Wenn die Stadtumwälzer in Stuttgart-Mitte von Fortschritt und Zukunft reden, meinen sie nicht ein besseres Leben für die Bürger von morgen. Das Wort Zukunft bedeutet ihnen: Markt. Spekulationen und Wetten im Kasino- und Cyperkapitalismus schaffen Gewinne und Verluste immer in der Zukunft, selbst wenn es bei An- und Verkäufen nur um Zehntelsekunden geht.

Eine simple Sache. Die Vergangenheit stört bei Geschäften noch mehr als die Gegenwart, die dazu da ist, für die Zukunft ausgelutscht zu werden. Deshalb platzen alle "Es ist genug für alle da!"-Träume so sicher wie die nächste Börsen-Blase.

Kurz nach diesem Gedankenspiel über meiner Vesperkirchen-Tasse kam die Nachricht, die Deutsche Bahn wolle die alte Bahn-Direktion gegenüber dem Bonatzbau komplett abreißen. Die Totalzerstörung, hieß es, komme billiger als der alibihafte Erhalt eines Fragments, in Fachkreisen als "Fassadismus" bekannt.

Der Plan, das denkmalgeschützte Gebäude komplett wegzumachen, hat mich keine Sekunde lang irritiert. Die Totalzerstörung wäre insofern konsequent, als die Vergangenheit grundsätzlich der Zukunft im Weg steht. Dass daneben der Hauptbahnhof nur seine Flügel verliert und (noch) nicht rundum flachgelegt wird, geschieht nicht etwa aus Rücksicht auf die Geschichte, deren Lehren und das Stadtbild. Die Ideologie des Fassadismus soll vergangenheitsbewusste Fortschrittsbremsen beschwichtigen. Ducken die sich trotzdem nicht rechtzeitig, verfolgt die Polizei "Wutbürger", "die zu Hassbürgern werden".

Wo sonst gäbe es eine lohnendere Zukunft als auf einem für Immobilien eingeebneten Gelände im Herzen einer Großstadt?
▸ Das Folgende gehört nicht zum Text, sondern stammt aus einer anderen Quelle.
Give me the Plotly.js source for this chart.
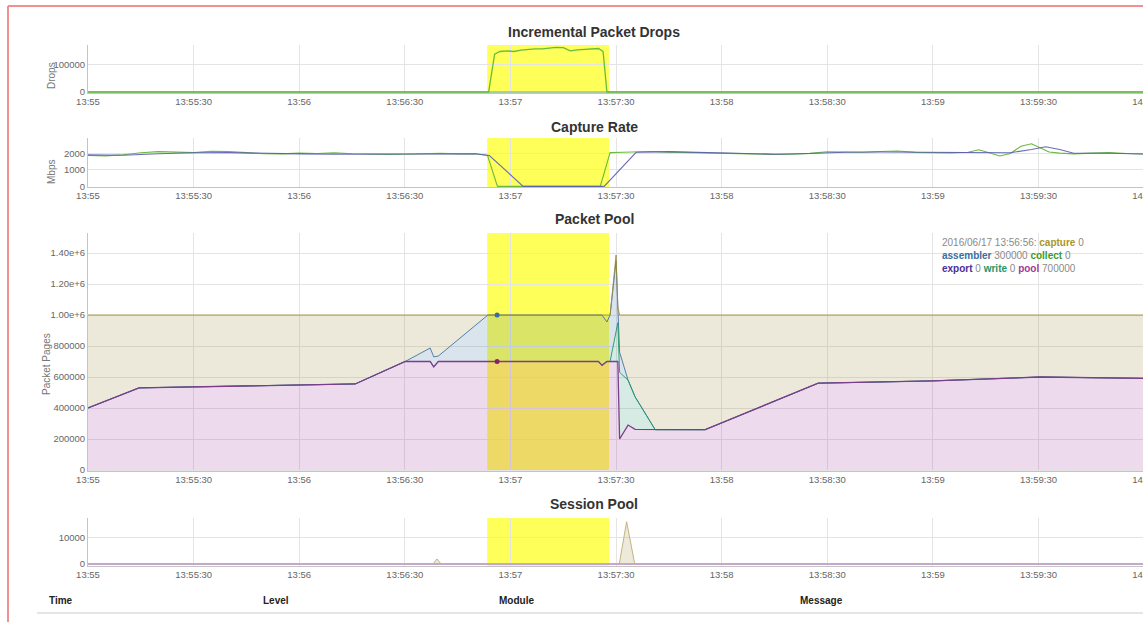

Die Heuchelei rund um S 21 belegt auch das in Pro-21-Kreisen gepflegte Argument, die Verstümmelung des Bonatzbaus gegen alle Denkmalschutz-Gesetze sei legitim - sein Architekt habe, Empörung!, vor der Nazi-Zeit Nazi-Elemente eingebaut.
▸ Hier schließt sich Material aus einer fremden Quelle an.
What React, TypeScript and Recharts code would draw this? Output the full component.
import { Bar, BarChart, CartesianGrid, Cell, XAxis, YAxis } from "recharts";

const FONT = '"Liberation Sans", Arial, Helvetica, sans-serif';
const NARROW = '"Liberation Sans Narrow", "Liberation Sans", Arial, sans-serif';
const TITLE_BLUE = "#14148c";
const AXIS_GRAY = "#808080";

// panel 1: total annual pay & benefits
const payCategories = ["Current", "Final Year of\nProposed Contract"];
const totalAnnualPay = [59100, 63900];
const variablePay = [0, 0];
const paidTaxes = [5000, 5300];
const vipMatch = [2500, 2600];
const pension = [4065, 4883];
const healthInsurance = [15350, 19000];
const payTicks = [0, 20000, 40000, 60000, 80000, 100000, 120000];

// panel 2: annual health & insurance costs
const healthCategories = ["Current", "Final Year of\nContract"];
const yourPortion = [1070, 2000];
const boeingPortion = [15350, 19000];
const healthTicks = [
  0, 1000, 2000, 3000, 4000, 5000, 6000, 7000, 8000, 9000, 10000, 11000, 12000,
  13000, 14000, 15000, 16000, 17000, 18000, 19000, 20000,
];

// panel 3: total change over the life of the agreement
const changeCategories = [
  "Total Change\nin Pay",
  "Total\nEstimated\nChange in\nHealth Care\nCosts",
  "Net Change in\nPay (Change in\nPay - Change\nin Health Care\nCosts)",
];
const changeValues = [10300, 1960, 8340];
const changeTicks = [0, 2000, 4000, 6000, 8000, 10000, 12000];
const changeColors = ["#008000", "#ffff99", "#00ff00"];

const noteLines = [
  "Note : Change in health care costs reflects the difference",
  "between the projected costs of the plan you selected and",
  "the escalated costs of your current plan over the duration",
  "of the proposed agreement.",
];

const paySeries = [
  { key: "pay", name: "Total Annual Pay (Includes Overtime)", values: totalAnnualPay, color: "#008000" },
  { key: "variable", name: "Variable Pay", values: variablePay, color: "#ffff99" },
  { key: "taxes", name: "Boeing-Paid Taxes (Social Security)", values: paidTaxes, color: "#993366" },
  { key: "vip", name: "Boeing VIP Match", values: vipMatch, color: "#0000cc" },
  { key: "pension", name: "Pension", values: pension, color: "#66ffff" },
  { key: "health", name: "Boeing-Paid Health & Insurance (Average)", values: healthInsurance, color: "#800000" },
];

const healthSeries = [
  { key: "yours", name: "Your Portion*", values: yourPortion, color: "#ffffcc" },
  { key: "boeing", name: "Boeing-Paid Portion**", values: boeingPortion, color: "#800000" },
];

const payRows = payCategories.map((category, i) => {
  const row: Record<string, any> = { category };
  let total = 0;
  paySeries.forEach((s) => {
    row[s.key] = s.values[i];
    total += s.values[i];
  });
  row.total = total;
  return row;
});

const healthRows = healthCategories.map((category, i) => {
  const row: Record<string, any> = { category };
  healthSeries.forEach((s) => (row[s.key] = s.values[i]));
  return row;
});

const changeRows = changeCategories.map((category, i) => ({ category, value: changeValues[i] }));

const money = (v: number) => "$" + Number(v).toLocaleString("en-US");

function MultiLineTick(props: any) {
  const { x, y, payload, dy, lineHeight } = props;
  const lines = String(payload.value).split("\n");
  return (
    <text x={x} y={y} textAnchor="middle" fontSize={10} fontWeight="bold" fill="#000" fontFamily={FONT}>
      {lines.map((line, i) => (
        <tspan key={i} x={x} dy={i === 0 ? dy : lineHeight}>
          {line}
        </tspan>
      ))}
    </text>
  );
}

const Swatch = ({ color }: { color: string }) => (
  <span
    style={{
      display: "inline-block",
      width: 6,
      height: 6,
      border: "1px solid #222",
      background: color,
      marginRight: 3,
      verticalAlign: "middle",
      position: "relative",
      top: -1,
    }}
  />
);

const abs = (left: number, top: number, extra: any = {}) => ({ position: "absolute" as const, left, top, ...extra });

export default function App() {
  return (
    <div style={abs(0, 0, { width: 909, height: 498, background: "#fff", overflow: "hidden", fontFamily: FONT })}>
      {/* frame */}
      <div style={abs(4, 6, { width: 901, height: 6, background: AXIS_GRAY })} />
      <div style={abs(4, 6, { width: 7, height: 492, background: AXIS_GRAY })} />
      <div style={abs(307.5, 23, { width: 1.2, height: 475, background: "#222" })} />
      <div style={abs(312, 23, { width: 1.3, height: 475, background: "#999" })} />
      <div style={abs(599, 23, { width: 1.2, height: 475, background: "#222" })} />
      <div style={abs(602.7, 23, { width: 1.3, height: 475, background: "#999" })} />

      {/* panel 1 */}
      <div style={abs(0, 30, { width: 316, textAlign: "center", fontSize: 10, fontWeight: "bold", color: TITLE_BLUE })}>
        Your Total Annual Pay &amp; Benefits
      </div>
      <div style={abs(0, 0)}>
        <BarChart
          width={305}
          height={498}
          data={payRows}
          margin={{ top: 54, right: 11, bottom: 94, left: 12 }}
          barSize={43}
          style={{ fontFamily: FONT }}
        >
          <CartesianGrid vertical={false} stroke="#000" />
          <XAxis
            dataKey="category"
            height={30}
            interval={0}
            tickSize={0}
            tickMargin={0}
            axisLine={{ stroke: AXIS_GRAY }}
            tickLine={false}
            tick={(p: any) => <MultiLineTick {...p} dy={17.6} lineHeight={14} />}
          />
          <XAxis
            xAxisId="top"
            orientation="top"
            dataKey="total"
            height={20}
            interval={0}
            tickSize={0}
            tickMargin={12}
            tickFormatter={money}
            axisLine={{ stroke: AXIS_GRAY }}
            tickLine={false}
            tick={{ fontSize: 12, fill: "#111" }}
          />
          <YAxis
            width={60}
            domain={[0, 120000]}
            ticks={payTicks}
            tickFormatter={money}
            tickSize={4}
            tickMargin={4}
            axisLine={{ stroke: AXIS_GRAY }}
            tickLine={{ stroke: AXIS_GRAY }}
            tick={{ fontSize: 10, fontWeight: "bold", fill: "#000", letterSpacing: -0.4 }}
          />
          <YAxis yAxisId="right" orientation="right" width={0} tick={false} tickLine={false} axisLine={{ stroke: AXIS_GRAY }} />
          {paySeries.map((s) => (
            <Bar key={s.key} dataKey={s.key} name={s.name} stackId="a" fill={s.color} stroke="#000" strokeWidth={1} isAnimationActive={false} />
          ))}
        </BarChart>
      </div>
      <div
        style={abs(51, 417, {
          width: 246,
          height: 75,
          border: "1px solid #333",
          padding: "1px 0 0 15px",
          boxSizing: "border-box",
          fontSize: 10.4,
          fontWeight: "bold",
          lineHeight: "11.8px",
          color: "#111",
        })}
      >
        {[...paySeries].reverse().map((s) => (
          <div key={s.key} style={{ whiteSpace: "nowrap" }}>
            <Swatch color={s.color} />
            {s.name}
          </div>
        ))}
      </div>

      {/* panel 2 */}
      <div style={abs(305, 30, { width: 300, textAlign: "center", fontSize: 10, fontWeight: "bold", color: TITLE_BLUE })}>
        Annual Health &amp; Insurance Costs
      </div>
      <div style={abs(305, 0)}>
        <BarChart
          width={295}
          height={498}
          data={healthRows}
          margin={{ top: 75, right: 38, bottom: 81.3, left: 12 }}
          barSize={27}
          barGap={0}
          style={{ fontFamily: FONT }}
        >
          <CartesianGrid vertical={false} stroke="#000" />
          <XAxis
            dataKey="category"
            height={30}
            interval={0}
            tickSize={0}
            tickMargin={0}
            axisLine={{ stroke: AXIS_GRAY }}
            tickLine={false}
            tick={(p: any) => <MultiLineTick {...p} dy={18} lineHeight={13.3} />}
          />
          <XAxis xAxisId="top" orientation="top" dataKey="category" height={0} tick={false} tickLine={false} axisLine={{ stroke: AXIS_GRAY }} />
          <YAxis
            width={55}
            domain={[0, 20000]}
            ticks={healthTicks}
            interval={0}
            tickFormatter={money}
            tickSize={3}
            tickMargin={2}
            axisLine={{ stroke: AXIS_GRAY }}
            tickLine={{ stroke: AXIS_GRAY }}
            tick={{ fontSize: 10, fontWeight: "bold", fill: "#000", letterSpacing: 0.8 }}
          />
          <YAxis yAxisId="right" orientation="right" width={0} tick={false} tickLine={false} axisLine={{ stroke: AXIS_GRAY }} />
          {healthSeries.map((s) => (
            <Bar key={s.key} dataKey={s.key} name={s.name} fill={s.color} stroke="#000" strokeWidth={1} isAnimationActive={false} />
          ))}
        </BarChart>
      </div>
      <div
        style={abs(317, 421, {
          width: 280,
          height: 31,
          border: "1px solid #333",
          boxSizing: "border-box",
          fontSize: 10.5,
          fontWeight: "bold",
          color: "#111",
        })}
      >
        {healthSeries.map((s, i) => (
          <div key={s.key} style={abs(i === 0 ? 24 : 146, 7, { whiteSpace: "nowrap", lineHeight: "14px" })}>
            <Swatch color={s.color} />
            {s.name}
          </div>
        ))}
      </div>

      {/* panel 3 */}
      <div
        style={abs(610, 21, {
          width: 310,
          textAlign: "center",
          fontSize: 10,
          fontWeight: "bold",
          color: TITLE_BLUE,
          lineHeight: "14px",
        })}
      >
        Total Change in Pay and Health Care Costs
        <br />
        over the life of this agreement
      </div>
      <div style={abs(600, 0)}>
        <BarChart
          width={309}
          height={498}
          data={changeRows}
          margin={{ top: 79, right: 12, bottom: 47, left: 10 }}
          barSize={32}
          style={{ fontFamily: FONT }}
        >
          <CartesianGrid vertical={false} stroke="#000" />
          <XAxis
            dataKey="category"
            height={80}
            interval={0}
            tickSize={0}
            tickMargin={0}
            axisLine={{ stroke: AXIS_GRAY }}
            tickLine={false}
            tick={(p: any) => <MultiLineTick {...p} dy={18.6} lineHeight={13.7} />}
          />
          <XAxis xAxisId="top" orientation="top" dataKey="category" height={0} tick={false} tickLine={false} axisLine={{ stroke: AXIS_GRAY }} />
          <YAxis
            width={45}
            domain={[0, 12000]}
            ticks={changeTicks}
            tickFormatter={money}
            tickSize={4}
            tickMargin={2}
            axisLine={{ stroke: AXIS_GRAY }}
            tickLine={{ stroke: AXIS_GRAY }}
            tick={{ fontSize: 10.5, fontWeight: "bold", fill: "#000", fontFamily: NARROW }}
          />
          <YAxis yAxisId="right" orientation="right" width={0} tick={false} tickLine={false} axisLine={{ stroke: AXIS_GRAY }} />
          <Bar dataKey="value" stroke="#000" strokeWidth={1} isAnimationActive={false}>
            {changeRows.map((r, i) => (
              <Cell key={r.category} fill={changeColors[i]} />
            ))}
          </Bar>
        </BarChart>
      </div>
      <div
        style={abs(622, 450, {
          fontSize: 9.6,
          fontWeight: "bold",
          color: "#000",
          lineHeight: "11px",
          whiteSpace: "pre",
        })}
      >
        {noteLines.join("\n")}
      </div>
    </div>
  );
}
Würde die Bahnhofsarchitektur tatsächlich Nazi-Botschaften versenden, hieße die Folgerung der Zerstörer: Amputiert man Teile eines Nazi-Baus, verliert er sein Böses. Etwas Dümmeres und Absurderes habe ich selten gehört. Die Wahrheit ist: Die Bahn hat keine Hemmungen, Stadt und Land nach Belieben umzubauen. Kein Problem. Auch grüne Mächtige handeln im Dienst ihrer rosigen Zukunft.

Gegen einen Komplettabriss der Bahnhofsdirektion haben aufgeschreckt S-21-Befürworter protestiert, darunter der SPD-Baubürgermeister Hahn. Pathetisch sagte er, dazu stehe er "wie aus Erz gegossen". Ja, in der Scheinheiligkeit. Jahrelang war von ihm kein Wort zu hören.
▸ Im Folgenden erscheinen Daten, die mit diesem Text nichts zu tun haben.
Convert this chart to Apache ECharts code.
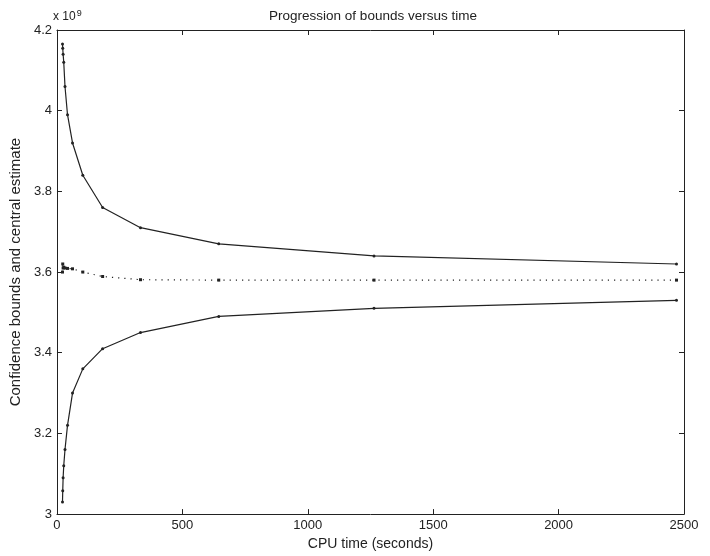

Die unfreiwillige Pointe in dieser Geschichte kam von dem Stadtrat Klingler. Der kommentierte den Komplettabriss-Plan mit den Worten: "Man kann schließlich nicht alles mit Geld aufwiegen."

Da unterliegt er, wohl nicht zufällig bei der FDP, seiner ewigen Gestrigkeit: Etwas nicht in Geld aufzuwiegen hieße, die Zukunft zu blockieren. Dann aber wäre nicht mehr genug für ein paar wenige da.